2.5 添加特殊标记(Adding special tokens)

分成更小的块后，我们必须在开头和结尾添加特殊的标记：

def add_special_tokens_at_beginning_and_end(input_id_chunks: list[Tensor], mask_chunks: list[Tensor]) -> None:
    """
    Adds special CLS token (token id = 101) at the beginning.
    Adds SEP token (token id = 102) at the end of each chunk.
    Adds corresponding attention masks equal to 1 (attention mask is boolean).
    """
    for i in range(len(input_id_chunks)):
        # adding CLS (token id 101) and SEP (token id 102) tokens
        input_id_chunks[i] = torch.cat([Tensor([101]), input_id_chunks[i], Tensor([102])])
        # adding attention masks  corresponding to special tokens
        mask_chunks[i] = torch.cat([Tensor([1]), mask_chunks[i], Tensor([1])])

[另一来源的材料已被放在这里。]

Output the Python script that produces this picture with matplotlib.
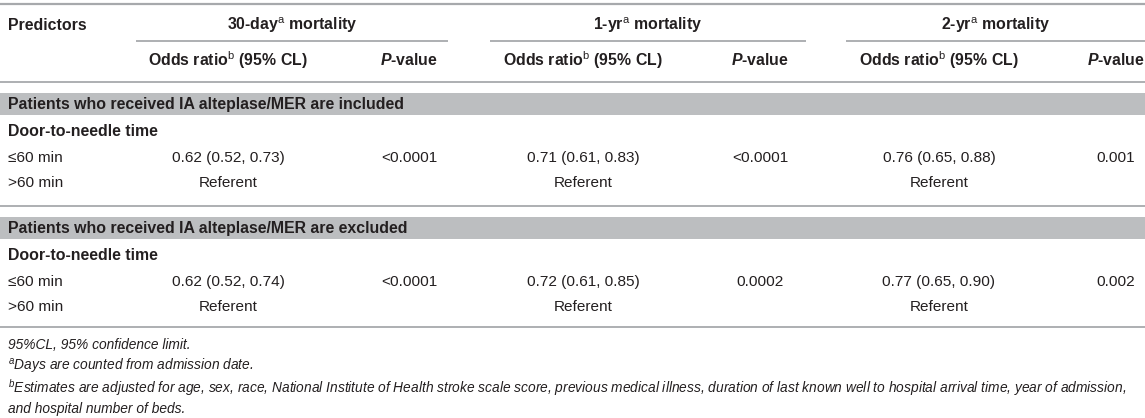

接下来，我们必须添加一些填充标记以确保所有块的大小恰好为 512：

def add_padding_tokens(input_id_chunks: list[Tensor], mask_chunks: list[Tensor]) -> None:
    """Adds padding tokens (token id = 0) at the end to make sure that all chunks have exactly 512 tokens."""
    for i in range(len(input_id_chunks)):
        # get required padding length
        pad_len = 512 - input_id_chunks[i].shape[0]
        # check if tensor length satisfies required chunk size
        if pad_len > 0:
            # if padding length is more than 0, we must add padding
            input_id_chunks[i] = torch.cat([input_id_chunks[i], Tensor([0] * pad_len)])
            mask_chunks[i] = torch.cat([mask_chunks[i], Tensor([0] * pad_len)])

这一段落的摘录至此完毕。